RECORDS FOR THIS TASK:
------------------------------------------------------------

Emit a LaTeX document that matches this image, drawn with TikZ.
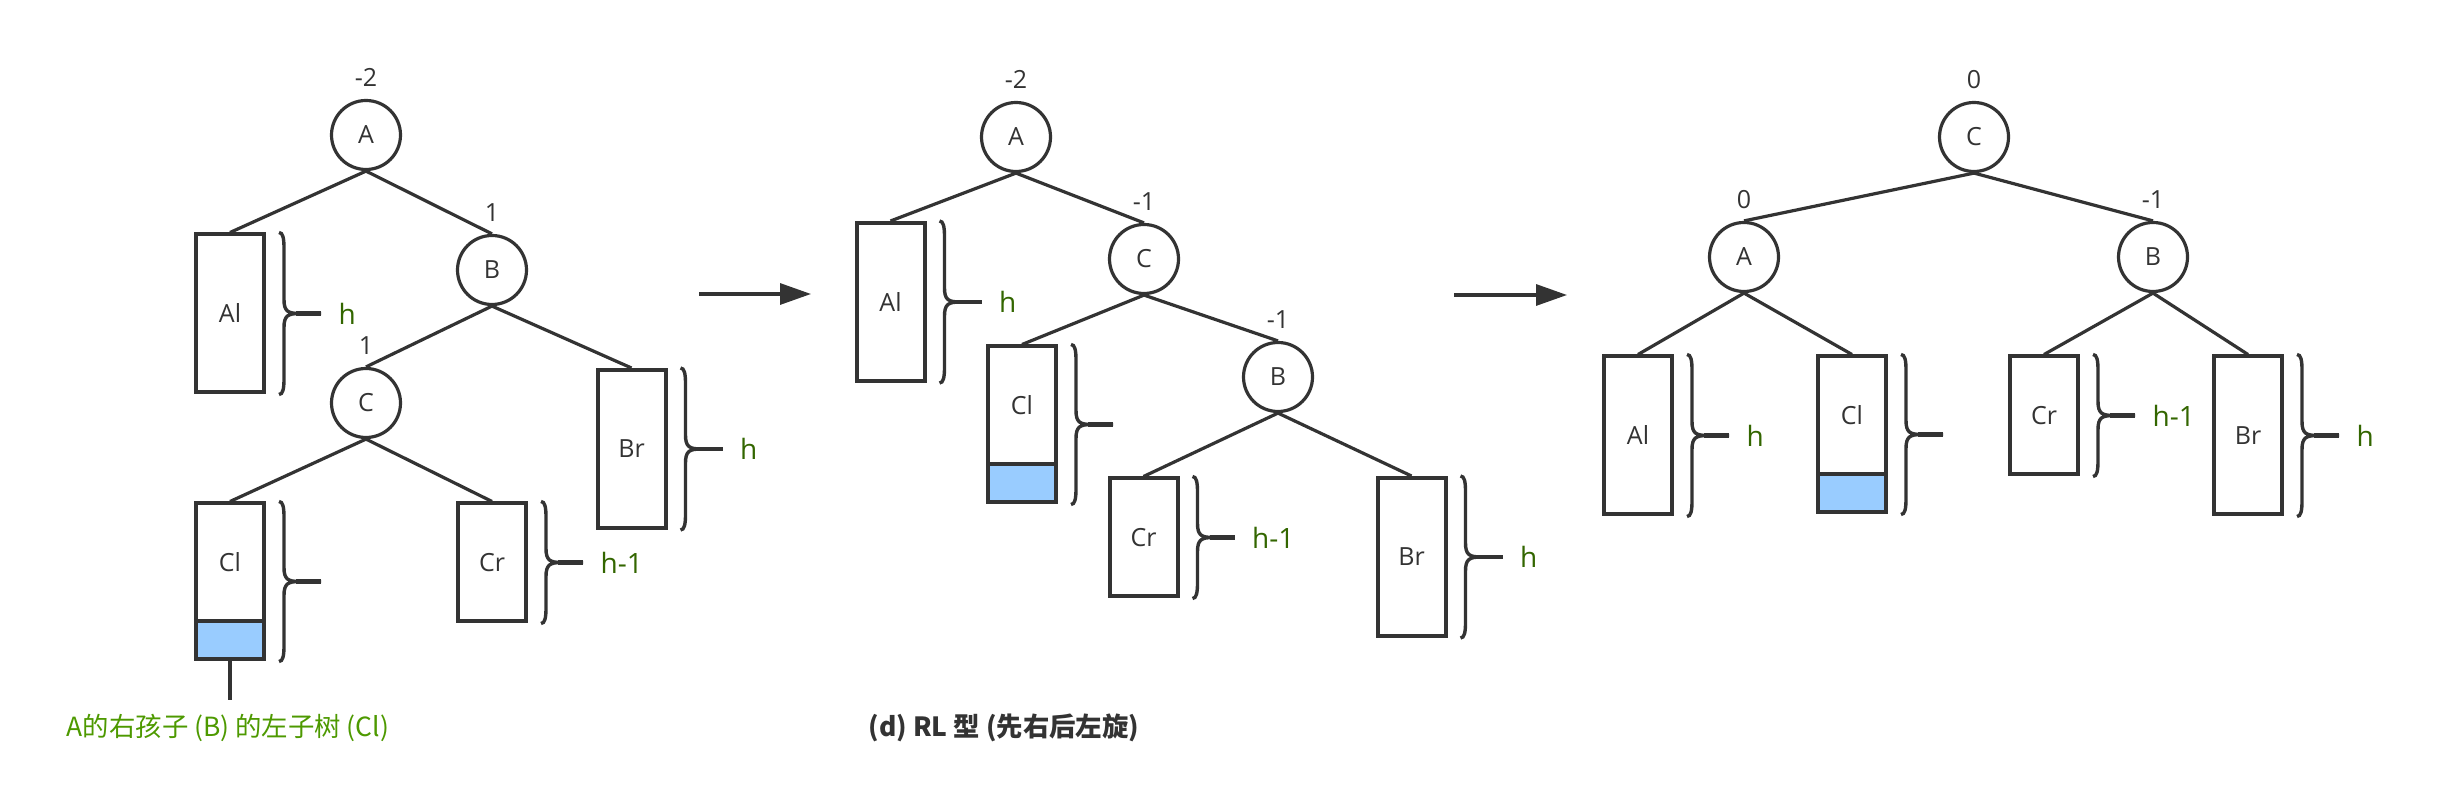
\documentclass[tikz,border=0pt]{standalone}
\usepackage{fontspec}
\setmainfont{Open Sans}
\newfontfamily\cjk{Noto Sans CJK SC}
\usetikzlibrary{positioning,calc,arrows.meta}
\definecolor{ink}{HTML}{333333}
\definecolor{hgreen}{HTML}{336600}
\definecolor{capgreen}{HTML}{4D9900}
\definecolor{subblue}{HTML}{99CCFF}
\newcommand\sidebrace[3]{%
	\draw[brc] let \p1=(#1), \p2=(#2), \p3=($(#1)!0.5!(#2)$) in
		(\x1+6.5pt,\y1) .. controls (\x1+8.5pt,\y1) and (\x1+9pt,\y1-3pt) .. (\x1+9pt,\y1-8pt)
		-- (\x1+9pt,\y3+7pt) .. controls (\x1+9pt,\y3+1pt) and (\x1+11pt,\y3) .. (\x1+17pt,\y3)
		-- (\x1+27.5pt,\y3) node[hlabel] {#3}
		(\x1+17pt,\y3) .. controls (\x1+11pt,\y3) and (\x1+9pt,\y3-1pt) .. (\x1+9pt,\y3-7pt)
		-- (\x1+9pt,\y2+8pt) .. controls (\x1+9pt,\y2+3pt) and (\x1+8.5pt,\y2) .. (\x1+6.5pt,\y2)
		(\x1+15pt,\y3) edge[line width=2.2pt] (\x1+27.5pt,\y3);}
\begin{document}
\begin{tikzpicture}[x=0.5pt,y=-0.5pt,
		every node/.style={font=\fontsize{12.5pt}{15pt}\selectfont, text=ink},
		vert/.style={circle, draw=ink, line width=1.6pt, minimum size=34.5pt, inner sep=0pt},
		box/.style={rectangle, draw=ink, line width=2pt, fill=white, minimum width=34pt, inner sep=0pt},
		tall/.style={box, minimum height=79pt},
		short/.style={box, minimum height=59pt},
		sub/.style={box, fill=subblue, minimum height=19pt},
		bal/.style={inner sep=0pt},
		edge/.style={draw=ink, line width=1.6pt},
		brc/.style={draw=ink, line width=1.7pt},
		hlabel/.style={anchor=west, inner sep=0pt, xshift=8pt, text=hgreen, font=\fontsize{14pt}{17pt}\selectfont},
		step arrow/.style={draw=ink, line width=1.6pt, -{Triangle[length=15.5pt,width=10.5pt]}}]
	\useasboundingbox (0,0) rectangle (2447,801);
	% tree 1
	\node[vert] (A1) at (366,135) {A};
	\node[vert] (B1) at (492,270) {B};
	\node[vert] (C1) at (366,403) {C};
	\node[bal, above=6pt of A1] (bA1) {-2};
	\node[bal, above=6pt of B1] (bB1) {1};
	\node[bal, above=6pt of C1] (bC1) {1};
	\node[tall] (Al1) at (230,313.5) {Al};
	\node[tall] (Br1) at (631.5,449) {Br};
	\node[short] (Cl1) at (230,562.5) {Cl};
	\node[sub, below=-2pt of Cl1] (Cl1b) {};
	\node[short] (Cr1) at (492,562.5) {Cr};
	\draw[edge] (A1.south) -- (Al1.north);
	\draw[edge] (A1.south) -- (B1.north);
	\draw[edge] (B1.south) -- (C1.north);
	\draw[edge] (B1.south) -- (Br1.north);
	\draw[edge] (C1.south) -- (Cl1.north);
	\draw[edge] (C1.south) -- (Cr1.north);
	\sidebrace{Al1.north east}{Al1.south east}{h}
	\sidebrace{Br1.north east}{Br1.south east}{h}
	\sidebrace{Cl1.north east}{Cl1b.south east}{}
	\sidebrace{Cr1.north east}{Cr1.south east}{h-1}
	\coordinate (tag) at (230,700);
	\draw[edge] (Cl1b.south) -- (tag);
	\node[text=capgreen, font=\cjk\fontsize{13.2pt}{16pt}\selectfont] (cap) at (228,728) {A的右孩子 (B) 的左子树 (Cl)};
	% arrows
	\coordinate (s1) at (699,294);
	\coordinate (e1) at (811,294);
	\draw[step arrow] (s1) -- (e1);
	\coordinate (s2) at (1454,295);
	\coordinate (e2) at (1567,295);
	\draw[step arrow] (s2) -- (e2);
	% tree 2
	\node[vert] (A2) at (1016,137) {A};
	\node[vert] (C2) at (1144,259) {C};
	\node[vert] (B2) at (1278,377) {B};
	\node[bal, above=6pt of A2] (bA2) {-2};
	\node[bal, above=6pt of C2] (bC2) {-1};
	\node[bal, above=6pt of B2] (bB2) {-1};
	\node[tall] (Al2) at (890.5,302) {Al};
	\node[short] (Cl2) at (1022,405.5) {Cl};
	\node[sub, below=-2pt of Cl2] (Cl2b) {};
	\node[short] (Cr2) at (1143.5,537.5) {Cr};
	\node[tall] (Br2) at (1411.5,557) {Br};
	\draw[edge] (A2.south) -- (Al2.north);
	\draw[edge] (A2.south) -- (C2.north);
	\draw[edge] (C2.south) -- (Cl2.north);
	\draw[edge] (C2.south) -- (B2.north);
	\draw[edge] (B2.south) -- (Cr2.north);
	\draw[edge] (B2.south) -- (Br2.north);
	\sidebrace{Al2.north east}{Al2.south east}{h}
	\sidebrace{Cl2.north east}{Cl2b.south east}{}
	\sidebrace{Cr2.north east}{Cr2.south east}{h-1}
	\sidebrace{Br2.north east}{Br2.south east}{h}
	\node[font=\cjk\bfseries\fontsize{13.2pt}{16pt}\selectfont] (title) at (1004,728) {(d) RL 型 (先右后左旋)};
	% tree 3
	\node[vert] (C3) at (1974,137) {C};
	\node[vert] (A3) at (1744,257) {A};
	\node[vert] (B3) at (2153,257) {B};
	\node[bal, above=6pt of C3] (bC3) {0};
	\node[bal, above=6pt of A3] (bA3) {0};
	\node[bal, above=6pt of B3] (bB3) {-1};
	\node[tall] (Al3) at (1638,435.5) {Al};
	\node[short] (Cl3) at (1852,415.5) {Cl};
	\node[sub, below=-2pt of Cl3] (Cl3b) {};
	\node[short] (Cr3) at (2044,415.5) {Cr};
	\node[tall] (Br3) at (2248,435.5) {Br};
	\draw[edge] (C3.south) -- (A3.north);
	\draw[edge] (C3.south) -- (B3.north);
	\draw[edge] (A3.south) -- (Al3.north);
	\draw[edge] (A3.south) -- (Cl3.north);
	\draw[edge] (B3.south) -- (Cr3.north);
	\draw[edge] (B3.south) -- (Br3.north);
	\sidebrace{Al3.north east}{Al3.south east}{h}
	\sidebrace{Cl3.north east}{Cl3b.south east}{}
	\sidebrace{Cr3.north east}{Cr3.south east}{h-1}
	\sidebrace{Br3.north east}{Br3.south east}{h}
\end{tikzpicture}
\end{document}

------------------------------------------------------------

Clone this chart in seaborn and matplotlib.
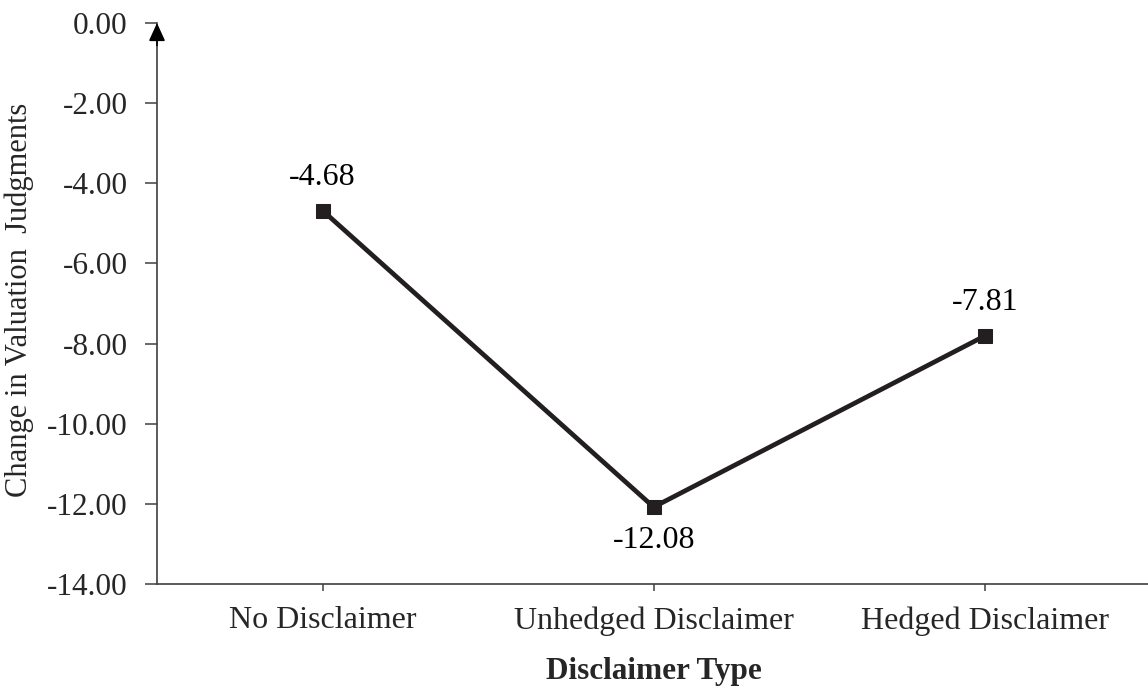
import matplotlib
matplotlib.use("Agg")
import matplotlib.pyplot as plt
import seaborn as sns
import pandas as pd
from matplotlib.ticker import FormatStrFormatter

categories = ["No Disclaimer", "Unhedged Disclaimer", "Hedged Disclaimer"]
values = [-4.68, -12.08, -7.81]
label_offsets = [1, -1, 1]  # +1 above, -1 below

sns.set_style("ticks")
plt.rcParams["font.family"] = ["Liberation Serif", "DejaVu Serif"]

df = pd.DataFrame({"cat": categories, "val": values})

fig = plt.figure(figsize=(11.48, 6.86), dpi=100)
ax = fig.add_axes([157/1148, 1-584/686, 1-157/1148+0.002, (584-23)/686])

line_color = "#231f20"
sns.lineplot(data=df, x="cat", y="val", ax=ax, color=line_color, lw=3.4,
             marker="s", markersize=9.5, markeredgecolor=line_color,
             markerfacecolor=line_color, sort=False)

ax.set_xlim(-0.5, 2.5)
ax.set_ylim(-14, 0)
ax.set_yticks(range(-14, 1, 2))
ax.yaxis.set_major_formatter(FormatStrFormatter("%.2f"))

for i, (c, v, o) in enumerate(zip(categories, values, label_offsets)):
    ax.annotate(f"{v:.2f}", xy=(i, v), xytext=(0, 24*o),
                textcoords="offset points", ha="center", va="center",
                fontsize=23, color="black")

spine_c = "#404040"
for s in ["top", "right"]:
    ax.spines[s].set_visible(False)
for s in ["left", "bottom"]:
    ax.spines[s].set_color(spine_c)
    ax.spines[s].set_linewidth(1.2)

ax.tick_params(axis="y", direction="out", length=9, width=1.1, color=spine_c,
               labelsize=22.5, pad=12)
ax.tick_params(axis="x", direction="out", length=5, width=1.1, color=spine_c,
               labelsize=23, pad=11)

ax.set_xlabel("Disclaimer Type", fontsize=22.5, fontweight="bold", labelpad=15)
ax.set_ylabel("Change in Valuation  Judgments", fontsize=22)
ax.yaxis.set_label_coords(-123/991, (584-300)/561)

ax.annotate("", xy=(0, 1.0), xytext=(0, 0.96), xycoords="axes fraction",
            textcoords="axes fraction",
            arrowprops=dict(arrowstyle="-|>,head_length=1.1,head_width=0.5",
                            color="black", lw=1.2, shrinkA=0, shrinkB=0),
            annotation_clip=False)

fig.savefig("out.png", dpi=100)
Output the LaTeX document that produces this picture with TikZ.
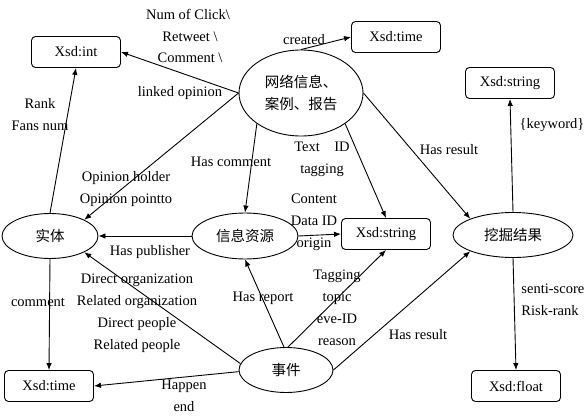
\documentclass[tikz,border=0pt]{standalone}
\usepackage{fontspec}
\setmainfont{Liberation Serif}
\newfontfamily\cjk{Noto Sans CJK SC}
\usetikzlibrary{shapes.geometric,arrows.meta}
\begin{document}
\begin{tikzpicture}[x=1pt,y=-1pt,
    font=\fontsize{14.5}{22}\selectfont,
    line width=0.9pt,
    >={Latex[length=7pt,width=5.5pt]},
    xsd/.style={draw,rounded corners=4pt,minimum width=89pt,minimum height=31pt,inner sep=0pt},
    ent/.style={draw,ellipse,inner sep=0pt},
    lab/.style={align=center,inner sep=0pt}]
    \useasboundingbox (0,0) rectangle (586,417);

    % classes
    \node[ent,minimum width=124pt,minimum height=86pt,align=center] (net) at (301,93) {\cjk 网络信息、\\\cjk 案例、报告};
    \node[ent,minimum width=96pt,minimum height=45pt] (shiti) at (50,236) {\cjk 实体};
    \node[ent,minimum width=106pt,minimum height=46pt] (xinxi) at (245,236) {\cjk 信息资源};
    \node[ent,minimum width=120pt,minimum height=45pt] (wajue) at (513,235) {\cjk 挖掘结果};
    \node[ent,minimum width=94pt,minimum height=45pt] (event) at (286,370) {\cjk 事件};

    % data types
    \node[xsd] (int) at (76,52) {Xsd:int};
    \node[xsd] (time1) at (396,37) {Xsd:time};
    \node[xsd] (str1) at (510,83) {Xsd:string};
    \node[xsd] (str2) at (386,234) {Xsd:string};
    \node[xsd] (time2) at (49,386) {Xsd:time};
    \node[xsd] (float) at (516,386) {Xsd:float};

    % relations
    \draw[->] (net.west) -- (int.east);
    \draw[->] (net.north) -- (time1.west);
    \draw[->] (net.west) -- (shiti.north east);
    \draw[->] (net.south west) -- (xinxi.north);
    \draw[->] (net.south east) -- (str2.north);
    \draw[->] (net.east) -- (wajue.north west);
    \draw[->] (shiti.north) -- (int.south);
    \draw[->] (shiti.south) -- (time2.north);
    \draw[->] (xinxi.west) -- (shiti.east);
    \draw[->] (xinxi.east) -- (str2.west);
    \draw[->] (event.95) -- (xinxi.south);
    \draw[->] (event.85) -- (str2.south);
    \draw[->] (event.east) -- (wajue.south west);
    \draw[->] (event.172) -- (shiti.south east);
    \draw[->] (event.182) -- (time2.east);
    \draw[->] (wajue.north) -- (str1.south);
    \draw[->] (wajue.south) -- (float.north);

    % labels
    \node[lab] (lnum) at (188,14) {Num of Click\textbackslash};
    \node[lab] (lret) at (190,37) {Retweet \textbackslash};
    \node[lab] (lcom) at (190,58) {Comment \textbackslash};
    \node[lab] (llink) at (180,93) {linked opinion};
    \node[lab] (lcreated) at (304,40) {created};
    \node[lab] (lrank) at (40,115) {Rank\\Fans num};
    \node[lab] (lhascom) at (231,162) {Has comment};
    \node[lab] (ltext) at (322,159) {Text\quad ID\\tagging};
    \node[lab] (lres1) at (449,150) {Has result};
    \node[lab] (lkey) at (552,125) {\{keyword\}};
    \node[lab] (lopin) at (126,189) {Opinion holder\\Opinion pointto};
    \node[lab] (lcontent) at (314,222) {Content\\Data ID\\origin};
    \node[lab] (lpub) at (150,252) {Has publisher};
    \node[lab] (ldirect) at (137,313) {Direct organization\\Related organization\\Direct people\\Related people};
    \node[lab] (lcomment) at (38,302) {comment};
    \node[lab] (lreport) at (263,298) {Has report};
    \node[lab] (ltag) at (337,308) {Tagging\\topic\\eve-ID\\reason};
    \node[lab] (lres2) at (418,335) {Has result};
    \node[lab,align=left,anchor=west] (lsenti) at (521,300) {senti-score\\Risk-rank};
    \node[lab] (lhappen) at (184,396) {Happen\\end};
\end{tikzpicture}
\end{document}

------------------------------------------------------------

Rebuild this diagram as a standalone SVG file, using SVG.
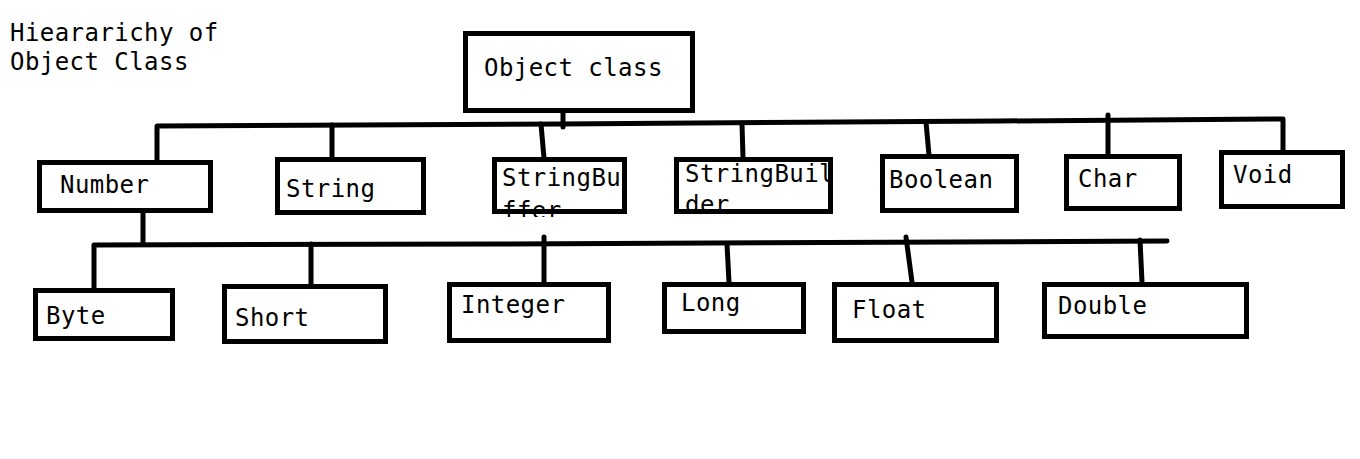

------------------------------------------------------------

PROBLEM DESCRIPTION: Track down every line holding the string "with" and copy it.

FINAL RESULT:
Emit a LaTeX document that matches this image, drawn with TikZ.
Output the LaTeX document that produces this picture with TikZ.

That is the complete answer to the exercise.